Organic polymer tandem cell reaches record 11.5% efficiency


Researchers from the University of California Los Angeles (UCLA) have this month achieved a world-record efficiency breakthrough in the production of organic polymer solar cells.

The UCLA team’s latest update on organic solar cell research has revealed the achievement of 11.5% efficiency in a triple-junction polymer solar cell, a rating that exceeds the previous world record – also set by the UCLA team – in the efficiency of organic solar cells.

Groundbreaking techniques were employed by the UCLA team of researchers – comprising Chun-Chao Chen, Wei Hsuan Chang, Ken Yoshimura, Kenichiro Ohya, Jingbi You, Jing Gao, Zirou Hong and Yang Yang – in using the triple junction tandem structure, similar to the GaInP/GaInAs/Ge structure demonstrated by champion III-V multijunction solar cells, to deliver an exceptional photovoltaic efficiency of 11.5%. Previous research into polymer solar cells rarely yielded an efficiency rating of more than 10%.

"Such results not only justify the route of exploring tandem structure for high efficiency organic solar cells, but also show that the device design capability of an organic solar cell can be as great as non-organic solar cells in many aspects," said Chun-Chao Chen, PHD student at the Department of Materials and Science Engineering, UCLA.

For the past decade, the organic solar cell technology, with particular emphasis on polymer-based material, has garnered a great deal of attention within the material and chemistry research society. The organic material is known for its solution processibility, which enables high volume, non-vacuum based roll-to-roll printing production. However, despite the advantages in processing and manufacturing, organic solar cells are still required to meet certain efficiency standards in order to compete with existing non-organic Si-based solar cell technology.

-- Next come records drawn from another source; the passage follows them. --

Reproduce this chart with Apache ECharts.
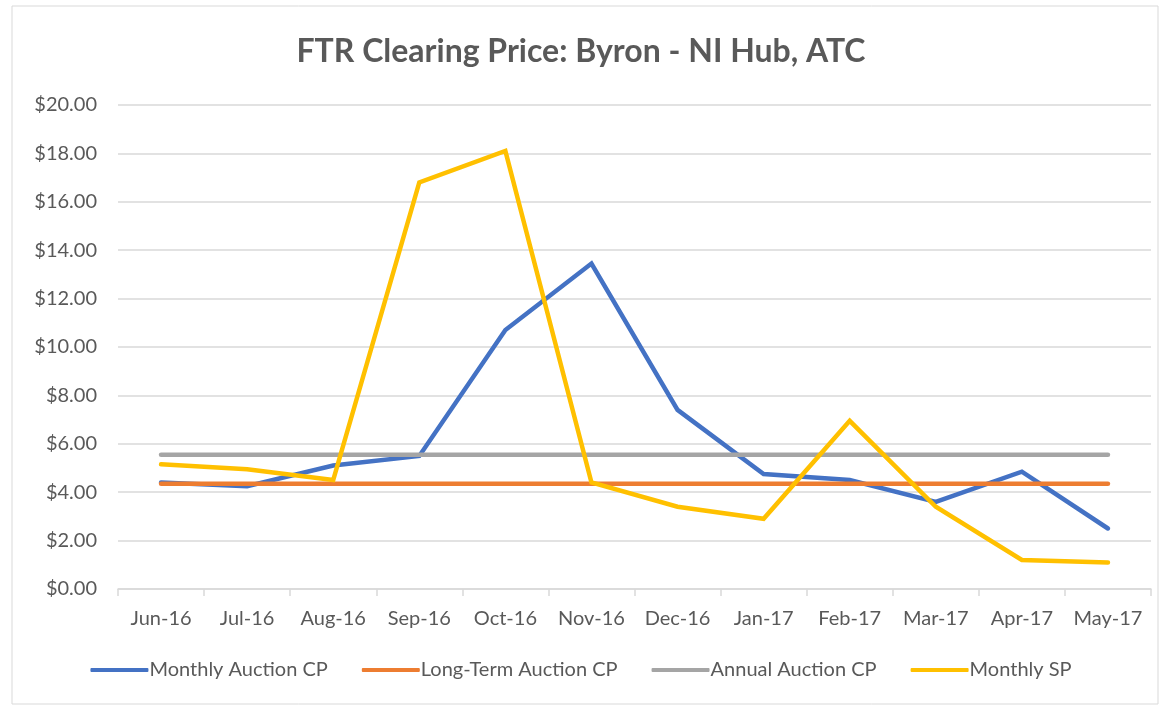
<!DOCTYPE html>
<html>
<head>
<meta charset="utf-8">
<script src="https://cdn.jsdelivr.net/npm/echarts@6/dist/echarts.min.js"></script>
<style>
  html, body { margin: 0; padding: 0; background: #fff; }
  #chart { width: 1162px; height: 709px; }
</style>
</head>
<body>
<div id="chart"></div>
<script>
// categories and series
const months = ['Jun-16', 'Jul-16', 'Aug-16', 'Sep-16', 'Oct-16', 'Nov-16',
  'Dec-16', 'Jan-17', 'Feb-17', 'Mar-17', 'Apr-17', 'May-17']
const monthlyAuctionCP = [4.4, 4.25, 5.1, 5.5, 10.7, 13.45, 7.4, 4.75, 4.5, 3.6, 4.85, 2.5]
const longTermAuctionCP = [4.35, 4.35, 4.35, 4.35, 4.35, 4.35, 4.35, 4.35, 4.35, 4.35, 4.35, 4.35]
const annualAuctionCP = [5.55, 5.55, 5.55, 5.55, 5.55, 5.55, 5.55, 5.55, 5.55, 5.55, 5.55, 5.55]
const monthlySP = [5.15, 4.95, 4.5, 16.8, 18.1, 4.4, 3.4, 2.9, 6.95, 3.4, 1.2, 1.1]

const font = 'Lato, "Open Sans", sans-serif'
const textColor = '#595959'

const chart = echarts.init(document.getElementById('chart'))

const mkLine = (name, data, color) => ({
  name,
  type: 'line',
  data,
  symbol: 'none',
  lineStyle: { width: 4.5, color, cap: 'round', join: 'miter' },
  itemStyle: { color },
  z: 2
})

chart.setOption({
  animation: false,
  graphic: [{
    type: 'rect',
    shape: { x: 12, y: 6, width: 1146, height: 698 },
    style: { fill: 'none', stroke: '#d9d9d9', lineWidth: 1 }
  }],
  title: {
    text: 'FTR Clearing Price: Byron - NI Hub, ATC',
    left: 'center',
    top: 31,
    textStyle: { fontFamily: font, fontSize: 32, fontWeight: 'bold', color: textColor }
  },
  legend: {
    bottom: 24,
    left: 'center',
    itemWidth: 58,
    itemHeight: 4,
    itemGap: 34,
    icon: 'roundRect',
    textStyle: { fontFamily: font, fontSize: 20, color: textColor, padding: [0, 0, 0, -4] }
  },
  grid: { left: 118, right: 11, top: 105, bottom: 120 },
  xAxis: {
    type: 'category',
    data: months,
    boundaryGap: true,
    axisLine: { lineStyle: { color: '#d9d9d9', width: 1.5 } },
    axisTick: { show: true, length: 7, lineStyle: { color: '#d9d9d9', width: 1.5 } },
    axisLabel: { interval: 0, fontFamily: font, fontSize: 20, color: textColor, margin: 20 }
  },
  yAxis: {
    type: 'value',
    min: 0,
    max: 20,
    interval: 2,
    axisLine: { show: false },
    axisTick: { show: false },
    splitLine: { lineStyle: { color: '#d9d9d9', width: 1.5 } },
    axisLabel: {
      fontFamily: font, fontSize: 20, color: textColor, margin: 21,
      formatter: v => '$' + v.toFixed(2)
    }
  },
  series: [
    mkLine('Monthly Auction CP', monthlyAuctionCP, '#4472c4'),
    mkLine('Long-Term Auction CP', longTermAuctionCP, '#ed7d31'),
    mkLine('Annual Auction CP', annualAuctionCP, '#a5a5a5'),
    mkLine('Monthly SP', monthlySP, '#ffc000')
  ]
})
</script>
</body>
</html>
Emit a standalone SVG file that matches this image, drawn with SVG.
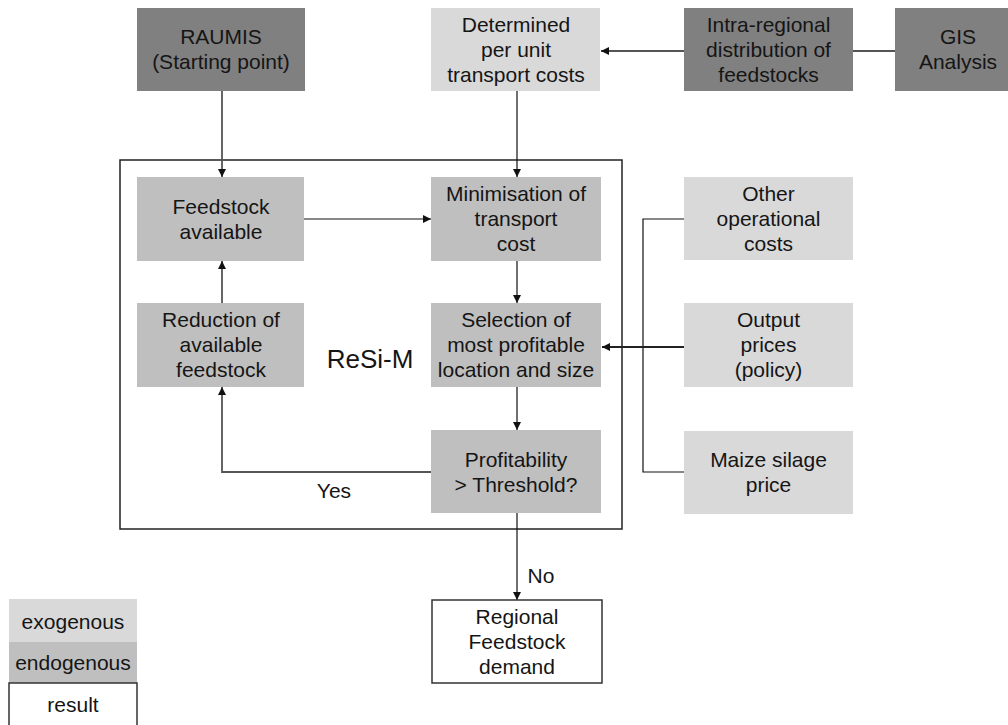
<svg xmlns="http://www.w3.org/2000/svg" width="1008" height="725" viewBox="0 0 1008 725">
<style>
text{font-family:"Liberation Sans",Arial,sans-serif;font-size:21px;fill:#151515;text-anchor:middle}
.dark{fill:#808080}
.mid{fill:#bfbfbf}
.light{fill:#d9d9d9}
.res{fill:#fff;stroke:#333;stroke-width:1.5}
.ln{fill:none;stroke:#111;stroke-width:1.2}
.gl{fill:none;stroke:#555;stroke-width:1.8}
</style>
<defs>
<marker id="ah" viewBox="0 0 10 10" refX="10" refY="5" markerWidth="8" markerHeight="8" markerUnits="userSpaceOnUse" orient="auto">
<path d="M0,0 L10,5 L0,10 z" fill="#111"/>
</marker>
</defs>
<rect width="1008" height="725" fill="#fff"/>

<g id="resim-frame">
<rect x="120" y="160" width="502" height="369" fill="none" stroke="#222" stroke-width="1.5"/>
<text x="370" y="368" style="font-size:26px">ReSi-M</text>
</g>

<g id="connectors">
<line class="gl" x1="222" y1="91" x2="222" y2="177" marker-end="url(#ah)"/>
<line class="ln" x1="517" y1="91" x2="517" y2="177" marker-end="url(#ah)"/>
<line class="gl" x1="684" y1="51" x2="601" y2="51" marker-end="url(#ah)"/>
<line class="gl" x1="853" y1="51" x2="895" y2="51"/>
<line class="ln" x1="304" y1="219" x2="431" y2="219" marker-end="url(#ah)"/>
<line class="ln" x1="517" y1="261" x2="517" y2="303" marker-end="url(#ah)"/>
<line class="ln" x1="517" y1="387" x2="517" y2="430" marker-end="url(#ah)"/>
<line class="gl" x1="222" y1="303" x2="222" y2="261" marker-end="url(#ah)"/>
<polyline class="gl" points="431,472 222,472 222,387" marker-end="url(#ah)"/>
<line class="ln" x1="517" y1="513" x2="517" y2="600" marker-end="url(#ah)"/>
<polyline class="ln" points="684,219 643,219 643,472 684,472"/>
<line x1="684" y1="347" x2="602" y2="347" stroke="#222" stroke-width="2" marker-end="url(#ah)"/>
<text x="334" y="498">Yes</text>
<text x="541" y="583">No</text>
</g>

<g id="raumis">
<rect class="dark" x="137" y="8" width="168" height="83"/>
<text x="221" y="44">RAUMIS</text>
<text x="221" y="69">(Starting point)</text>
</g>
<g id="determined">
<rect class="light" x="431" y="8" width="169" height="83"/>
<text x="516" y="31.5">Determined</text>
<text x="516" y="56.5">per unit</text>
<text x="516" y="81.5">transport costs</text>
</g>
<g id="intra">
<rect class="dark" x="684" y="8" width="169" height="83"/>
<text x="768.5" y="31.5">Intra-regional</text>
<text x="768.5" y="56.5">distribution of</text>
<text x="768.5" y="81.5">feedstocks</text>
</g>
<g id="gis">
<rect class="dark" x="895" y="8" width="126" height="83"/>
<text x="958" y="44">GIS</text>
<text x="958" y="69">Analysis</text>
</g>

<g id="feedstock-available">
<rect class="mid" x="137" y="177" width="167" height="84"/>
<text x="221" y="213.5">Feedstock</text>
<text x="221" y="238.5">available</text>
</g>
<g id="minimisation">
<rect class="mid" x="431" y="177" width="170" height="84"/>
<text x="516" y="201">Minimisation of</text>
<text x="516" y="226">transport</text>
<text x="516" y="251">cost</text>
</g>
<g id="reduction">
<rect class="mid" x="137" y="303" width="167" height="84"/>
<text x="221" y="327">Reduction of</text>
<text x="221" y="352">available</text>
<text x="221" y="377">feedstock</text>
</g>
<g id="selection">
<rect class="mid" x="431" y="303" width="170" height="84"/>
<text x="516" y="327">Selection of</text>
<text x="516" y="352">most profitable</text>
<text x="516" y="377">location and size</text>
</g>
<g id="profitability">
<rect class="mid" x="431" y="430" width="170" height="83"/>
<text x="516" y="466.5">Profitability</text>
<text x="516" y="491.5">&gt; Threshold?</text>
</g>

<g id="other-costs">
<rect class="light" x="684" y="177" width="169" height="83"/>
<text x="768.5" y="200.5">Other</text>
<text x="768.5" y="225.5">operational</text>
<text x="768.5" y="250.5">costs</text>
</g>
<g id="output-prices">
<rect class="light" x="684" y="303" width="169" height="84"/>
<text x="768.5" y="327">Output</text>
<text x="768.5" y="352">prices</text>
<text x="768.5" y="377">(policy)</text>
</g>
<g id="maize-price">
<rect class="light" x="684" y="431" width="169" height="83"/>
<text x="768.5" y="466.5">Maize silage</text>
<text x="768.5" y="491.5">price</text>
</g>

<g id="regional-demand">
<rect class="res" x="432" y="600" width="170" height="83"/>
<text x="517" y="623.5">Regional</text>
<text x="517" y="648.5">Feedstock</text>
<text x="517" y="673.5">demand</text>
</g>

<g id="legend">
<rect class="light" x="9" y="599" width="128" height="43"/>
<text x="73" y="629">exogenous</text>
<rect class="mid" x="9" y="642" width="128" height="41"/>
<text x="73" y="670">endogenous</text>
<rect class="res" x="9" y="683" width="128" height="44"/>
<text x="73" y="712">result</text>
</g>
</svg>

"Previously, organic solar has been considered merely as a cost-effective solar technology; here, we have demonstrated that it can be as highly efficient as well," added Chao Chen. The researchers from UCLA also believe that by continuously breaking the highest efficiency record, their work can accelerate the development, as well as the commercialization progress, of this still-fledgling solar cell technology.